* _Material_:
....
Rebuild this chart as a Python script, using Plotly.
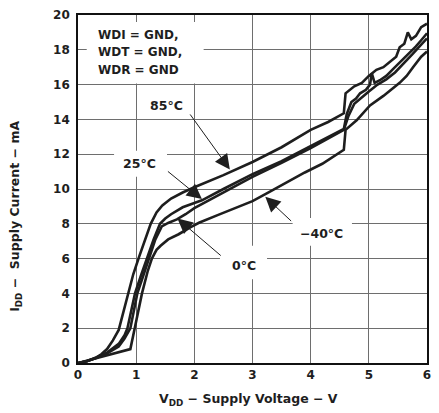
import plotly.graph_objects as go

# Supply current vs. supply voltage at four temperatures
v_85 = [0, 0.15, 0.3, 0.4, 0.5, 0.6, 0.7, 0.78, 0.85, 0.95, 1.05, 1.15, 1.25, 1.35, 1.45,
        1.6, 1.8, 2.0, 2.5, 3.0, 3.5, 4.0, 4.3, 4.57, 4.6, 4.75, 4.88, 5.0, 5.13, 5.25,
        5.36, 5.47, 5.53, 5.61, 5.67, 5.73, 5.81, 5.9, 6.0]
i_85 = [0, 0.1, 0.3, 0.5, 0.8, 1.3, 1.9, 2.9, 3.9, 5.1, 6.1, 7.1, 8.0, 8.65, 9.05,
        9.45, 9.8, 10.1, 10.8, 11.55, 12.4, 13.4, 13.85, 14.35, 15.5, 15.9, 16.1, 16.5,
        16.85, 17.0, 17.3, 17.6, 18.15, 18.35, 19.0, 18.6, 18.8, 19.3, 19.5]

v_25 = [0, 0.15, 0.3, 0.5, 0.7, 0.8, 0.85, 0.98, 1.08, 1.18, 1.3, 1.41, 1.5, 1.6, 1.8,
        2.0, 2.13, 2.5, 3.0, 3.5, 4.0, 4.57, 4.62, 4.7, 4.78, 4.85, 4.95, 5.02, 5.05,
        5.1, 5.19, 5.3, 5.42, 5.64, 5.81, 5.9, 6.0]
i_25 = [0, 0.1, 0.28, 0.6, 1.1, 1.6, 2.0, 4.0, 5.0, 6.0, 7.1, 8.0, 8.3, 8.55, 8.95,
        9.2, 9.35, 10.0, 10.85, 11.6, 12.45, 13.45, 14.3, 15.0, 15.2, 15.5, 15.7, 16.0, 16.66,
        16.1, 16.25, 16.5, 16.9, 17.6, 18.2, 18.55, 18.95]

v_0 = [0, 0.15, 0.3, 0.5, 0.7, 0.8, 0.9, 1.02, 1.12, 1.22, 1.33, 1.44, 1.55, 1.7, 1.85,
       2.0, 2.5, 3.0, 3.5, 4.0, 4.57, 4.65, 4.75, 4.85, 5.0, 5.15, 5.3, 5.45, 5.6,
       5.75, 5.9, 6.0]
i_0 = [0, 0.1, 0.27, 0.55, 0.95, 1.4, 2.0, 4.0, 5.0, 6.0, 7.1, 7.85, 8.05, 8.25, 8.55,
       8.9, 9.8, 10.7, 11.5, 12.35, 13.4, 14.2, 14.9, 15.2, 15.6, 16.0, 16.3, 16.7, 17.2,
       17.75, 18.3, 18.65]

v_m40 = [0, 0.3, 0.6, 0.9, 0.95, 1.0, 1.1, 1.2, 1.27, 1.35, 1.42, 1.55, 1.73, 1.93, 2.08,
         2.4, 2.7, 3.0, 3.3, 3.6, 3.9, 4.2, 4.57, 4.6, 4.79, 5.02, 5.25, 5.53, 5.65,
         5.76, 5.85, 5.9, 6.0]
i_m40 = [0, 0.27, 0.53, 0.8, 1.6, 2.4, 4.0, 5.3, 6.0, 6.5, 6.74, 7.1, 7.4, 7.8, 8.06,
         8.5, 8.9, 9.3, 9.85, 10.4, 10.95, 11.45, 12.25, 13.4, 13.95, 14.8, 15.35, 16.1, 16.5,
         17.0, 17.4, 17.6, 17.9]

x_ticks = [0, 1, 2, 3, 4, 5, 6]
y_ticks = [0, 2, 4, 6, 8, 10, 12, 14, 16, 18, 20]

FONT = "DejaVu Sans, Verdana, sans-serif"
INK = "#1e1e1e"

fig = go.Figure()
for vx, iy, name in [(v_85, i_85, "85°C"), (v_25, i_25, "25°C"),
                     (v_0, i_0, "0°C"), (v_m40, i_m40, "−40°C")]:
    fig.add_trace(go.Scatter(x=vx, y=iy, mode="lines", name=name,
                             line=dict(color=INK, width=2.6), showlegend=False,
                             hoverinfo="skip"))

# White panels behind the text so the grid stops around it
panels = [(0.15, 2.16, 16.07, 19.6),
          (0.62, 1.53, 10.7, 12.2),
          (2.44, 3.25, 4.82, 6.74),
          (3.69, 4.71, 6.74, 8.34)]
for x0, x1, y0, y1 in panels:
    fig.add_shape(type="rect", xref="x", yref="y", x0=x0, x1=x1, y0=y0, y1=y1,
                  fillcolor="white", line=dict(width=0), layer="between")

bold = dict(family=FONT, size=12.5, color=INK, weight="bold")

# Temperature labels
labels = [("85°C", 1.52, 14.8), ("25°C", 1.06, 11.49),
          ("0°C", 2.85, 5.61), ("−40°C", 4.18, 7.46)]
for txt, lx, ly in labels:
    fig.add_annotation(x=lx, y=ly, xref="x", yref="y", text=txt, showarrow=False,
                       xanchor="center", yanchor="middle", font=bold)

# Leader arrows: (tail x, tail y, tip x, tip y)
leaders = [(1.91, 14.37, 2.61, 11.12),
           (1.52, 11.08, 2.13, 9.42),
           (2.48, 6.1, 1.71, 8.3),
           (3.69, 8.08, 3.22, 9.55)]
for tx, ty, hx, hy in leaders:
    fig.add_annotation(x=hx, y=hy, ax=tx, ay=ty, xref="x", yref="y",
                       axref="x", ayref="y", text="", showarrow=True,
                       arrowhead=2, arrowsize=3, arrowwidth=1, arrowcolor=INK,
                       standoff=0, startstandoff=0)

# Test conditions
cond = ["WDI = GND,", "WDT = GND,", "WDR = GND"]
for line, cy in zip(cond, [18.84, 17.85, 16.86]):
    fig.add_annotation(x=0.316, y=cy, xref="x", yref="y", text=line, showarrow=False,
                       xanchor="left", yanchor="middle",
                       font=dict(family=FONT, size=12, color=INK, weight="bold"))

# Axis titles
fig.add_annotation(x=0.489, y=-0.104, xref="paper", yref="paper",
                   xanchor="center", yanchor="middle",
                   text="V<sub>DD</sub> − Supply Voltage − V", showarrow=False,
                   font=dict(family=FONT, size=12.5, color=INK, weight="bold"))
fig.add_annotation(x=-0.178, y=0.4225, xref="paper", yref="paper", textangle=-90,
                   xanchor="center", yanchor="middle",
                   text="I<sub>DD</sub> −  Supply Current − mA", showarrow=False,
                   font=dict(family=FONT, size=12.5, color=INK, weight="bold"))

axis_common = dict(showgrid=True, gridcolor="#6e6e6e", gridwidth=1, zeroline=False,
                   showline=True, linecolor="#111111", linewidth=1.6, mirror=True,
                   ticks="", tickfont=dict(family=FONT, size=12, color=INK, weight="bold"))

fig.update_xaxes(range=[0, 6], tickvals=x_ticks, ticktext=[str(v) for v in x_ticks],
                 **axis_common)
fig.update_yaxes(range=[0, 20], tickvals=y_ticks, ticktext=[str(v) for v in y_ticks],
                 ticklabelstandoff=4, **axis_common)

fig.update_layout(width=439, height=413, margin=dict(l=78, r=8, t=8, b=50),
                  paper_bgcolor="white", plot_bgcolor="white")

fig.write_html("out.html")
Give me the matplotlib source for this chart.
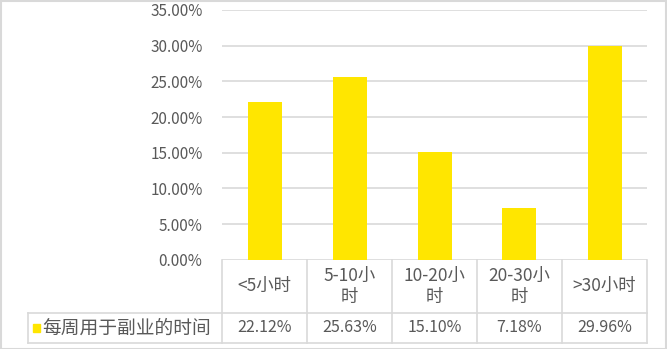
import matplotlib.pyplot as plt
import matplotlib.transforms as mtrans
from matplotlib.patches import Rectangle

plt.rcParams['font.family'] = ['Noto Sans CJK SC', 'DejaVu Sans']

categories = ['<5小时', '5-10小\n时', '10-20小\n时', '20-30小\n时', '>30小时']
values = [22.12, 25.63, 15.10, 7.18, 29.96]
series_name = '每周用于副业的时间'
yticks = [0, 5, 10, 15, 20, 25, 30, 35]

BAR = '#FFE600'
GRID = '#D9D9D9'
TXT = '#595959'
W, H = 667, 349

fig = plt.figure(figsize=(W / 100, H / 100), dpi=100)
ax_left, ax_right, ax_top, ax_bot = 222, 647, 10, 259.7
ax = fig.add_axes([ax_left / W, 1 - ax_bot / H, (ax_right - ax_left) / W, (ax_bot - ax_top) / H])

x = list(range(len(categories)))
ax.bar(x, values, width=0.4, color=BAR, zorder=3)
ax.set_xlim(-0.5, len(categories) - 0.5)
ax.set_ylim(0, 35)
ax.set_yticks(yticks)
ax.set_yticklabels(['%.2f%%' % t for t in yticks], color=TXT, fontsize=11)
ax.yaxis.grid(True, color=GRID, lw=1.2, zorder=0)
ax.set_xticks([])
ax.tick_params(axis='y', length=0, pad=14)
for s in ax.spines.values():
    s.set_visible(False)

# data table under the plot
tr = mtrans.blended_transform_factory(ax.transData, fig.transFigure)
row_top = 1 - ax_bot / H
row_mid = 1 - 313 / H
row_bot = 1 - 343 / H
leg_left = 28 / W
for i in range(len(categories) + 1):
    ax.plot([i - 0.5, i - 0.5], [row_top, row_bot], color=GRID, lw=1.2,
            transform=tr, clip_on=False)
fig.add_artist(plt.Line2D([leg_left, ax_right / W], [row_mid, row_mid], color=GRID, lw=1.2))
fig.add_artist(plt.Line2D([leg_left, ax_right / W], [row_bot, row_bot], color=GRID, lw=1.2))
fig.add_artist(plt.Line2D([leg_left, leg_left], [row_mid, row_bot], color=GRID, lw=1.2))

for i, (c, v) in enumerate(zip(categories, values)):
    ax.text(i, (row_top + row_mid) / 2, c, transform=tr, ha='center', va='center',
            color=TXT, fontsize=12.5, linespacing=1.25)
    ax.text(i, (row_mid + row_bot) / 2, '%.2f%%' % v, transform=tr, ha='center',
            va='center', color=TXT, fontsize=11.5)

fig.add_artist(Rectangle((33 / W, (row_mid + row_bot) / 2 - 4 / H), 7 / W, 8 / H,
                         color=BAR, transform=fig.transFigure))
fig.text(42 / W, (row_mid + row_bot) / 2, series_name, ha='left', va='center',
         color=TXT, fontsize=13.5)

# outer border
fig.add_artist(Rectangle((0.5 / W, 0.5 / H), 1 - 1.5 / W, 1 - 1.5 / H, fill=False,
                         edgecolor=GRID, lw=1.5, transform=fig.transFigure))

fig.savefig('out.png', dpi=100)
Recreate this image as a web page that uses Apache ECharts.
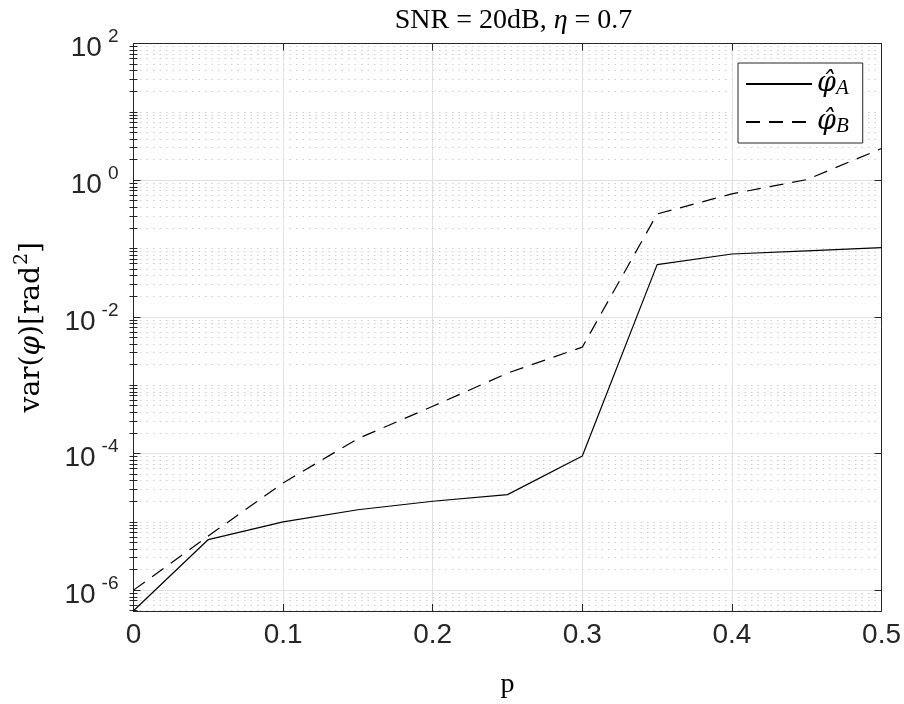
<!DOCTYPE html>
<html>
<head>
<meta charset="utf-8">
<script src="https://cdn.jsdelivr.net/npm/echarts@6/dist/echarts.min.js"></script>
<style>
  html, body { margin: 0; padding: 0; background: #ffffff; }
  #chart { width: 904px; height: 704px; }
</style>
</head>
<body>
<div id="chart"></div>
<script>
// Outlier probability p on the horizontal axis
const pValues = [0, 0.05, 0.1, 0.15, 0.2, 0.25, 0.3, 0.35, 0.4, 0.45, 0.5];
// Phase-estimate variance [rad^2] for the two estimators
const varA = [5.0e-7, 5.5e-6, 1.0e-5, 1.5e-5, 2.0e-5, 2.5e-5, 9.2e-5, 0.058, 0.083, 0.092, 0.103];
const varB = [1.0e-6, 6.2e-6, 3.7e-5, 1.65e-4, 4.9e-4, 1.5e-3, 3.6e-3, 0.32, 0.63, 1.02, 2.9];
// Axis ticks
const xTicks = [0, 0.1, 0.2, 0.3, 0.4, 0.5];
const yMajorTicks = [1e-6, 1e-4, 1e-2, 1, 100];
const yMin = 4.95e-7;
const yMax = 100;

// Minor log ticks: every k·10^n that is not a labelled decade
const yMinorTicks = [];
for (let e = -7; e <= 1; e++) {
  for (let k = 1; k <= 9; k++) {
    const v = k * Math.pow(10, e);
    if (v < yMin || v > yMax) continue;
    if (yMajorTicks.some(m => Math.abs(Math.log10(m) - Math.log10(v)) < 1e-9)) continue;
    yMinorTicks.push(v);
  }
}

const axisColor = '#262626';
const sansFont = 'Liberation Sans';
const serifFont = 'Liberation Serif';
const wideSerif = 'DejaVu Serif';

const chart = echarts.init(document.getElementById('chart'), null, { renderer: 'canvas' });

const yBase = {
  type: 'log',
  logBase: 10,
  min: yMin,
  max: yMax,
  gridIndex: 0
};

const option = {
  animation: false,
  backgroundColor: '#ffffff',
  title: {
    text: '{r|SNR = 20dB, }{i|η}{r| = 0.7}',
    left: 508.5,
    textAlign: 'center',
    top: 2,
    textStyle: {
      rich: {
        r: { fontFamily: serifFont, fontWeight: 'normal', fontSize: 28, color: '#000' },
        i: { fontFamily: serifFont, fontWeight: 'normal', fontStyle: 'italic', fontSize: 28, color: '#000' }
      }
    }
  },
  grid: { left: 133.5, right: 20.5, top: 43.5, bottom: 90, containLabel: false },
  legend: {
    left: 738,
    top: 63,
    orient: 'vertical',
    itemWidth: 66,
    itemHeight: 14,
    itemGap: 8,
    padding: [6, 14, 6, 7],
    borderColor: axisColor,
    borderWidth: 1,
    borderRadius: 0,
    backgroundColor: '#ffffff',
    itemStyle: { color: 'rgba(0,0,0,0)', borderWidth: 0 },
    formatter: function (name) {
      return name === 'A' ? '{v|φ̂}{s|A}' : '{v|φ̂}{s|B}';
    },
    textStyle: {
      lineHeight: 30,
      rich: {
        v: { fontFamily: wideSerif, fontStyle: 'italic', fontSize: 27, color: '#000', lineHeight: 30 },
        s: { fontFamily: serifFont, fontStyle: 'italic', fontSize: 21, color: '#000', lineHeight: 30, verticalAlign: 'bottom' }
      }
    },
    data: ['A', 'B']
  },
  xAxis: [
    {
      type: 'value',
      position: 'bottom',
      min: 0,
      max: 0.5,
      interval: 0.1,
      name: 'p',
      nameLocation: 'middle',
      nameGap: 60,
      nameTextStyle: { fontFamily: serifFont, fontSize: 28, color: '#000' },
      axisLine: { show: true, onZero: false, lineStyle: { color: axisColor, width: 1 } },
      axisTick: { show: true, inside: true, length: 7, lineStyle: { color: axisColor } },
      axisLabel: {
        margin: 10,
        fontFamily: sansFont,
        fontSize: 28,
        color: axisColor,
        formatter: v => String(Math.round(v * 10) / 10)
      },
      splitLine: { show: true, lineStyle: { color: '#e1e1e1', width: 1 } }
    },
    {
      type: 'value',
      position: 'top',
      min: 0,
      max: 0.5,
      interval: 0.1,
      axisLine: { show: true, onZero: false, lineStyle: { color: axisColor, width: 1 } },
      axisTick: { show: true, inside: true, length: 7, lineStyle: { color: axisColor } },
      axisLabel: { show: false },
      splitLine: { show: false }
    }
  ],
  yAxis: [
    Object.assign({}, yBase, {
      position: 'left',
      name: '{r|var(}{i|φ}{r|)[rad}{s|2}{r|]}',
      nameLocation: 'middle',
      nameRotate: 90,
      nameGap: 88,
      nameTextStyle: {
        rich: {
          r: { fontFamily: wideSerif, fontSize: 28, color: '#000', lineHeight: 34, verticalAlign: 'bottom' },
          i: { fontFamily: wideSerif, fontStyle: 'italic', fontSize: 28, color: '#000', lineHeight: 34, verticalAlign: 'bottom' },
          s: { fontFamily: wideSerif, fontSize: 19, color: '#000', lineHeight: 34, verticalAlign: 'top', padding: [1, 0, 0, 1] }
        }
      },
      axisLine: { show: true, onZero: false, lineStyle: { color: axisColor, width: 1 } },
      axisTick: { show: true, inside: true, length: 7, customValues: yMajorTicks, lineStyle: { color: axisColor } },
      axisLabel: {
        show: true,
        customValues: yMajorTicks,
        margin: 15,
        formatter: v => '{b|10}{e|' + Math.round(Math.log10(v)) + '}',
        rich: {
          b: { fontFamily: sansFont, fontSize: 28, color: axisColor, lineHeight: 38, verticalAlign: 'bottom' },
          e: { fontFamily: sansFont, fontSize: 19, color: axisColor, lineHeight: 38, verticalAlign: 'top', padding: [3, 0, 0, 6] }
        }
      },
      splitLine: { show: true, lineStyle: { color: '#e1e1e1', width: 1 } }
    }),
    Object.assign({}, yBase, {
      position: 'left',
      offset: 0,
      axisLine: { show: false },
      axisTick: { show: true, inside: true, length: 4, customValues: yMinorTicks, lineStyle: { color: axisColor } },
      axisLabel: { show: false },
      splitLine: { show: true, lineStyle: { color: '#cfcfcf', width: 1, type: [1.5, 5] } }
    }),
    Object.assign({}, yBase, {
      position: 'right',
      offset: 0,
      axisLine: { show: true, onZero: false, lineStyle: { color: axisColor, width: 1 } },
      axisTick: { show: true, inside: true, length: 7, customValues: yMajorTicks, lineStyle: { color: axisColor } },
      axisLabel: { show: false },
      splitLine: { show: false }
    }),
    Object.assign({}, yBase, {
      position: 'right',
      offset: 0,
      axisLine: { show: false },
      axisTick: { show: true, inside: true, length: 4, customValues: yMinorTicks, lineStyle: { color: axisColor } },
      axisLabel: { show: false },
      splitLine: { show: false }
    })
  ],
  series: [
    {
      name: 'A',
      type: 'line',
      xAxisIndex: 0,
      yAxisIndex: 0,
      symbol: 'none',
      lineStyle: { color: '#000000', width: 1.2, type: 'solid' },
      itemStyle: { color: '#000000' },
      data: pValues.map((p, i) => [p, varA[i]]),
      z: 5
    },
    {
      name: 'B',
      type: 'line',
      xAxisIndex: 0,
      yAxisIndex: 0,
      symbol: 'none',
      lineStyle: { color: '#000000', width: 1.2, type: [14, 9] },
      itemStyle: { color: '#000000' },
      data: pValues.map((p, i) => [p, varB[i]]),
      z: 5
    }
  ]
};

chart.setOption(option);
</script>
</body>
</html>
....
* _Instructions for the task_: Up to and including the line with "import plotly.graph_objects as go", copy the data above from its first line. Skip pictures.

* _Completed exercise_:
Rebuild this chart as a Python script, using Plotly.
import plotly.graph_objects as go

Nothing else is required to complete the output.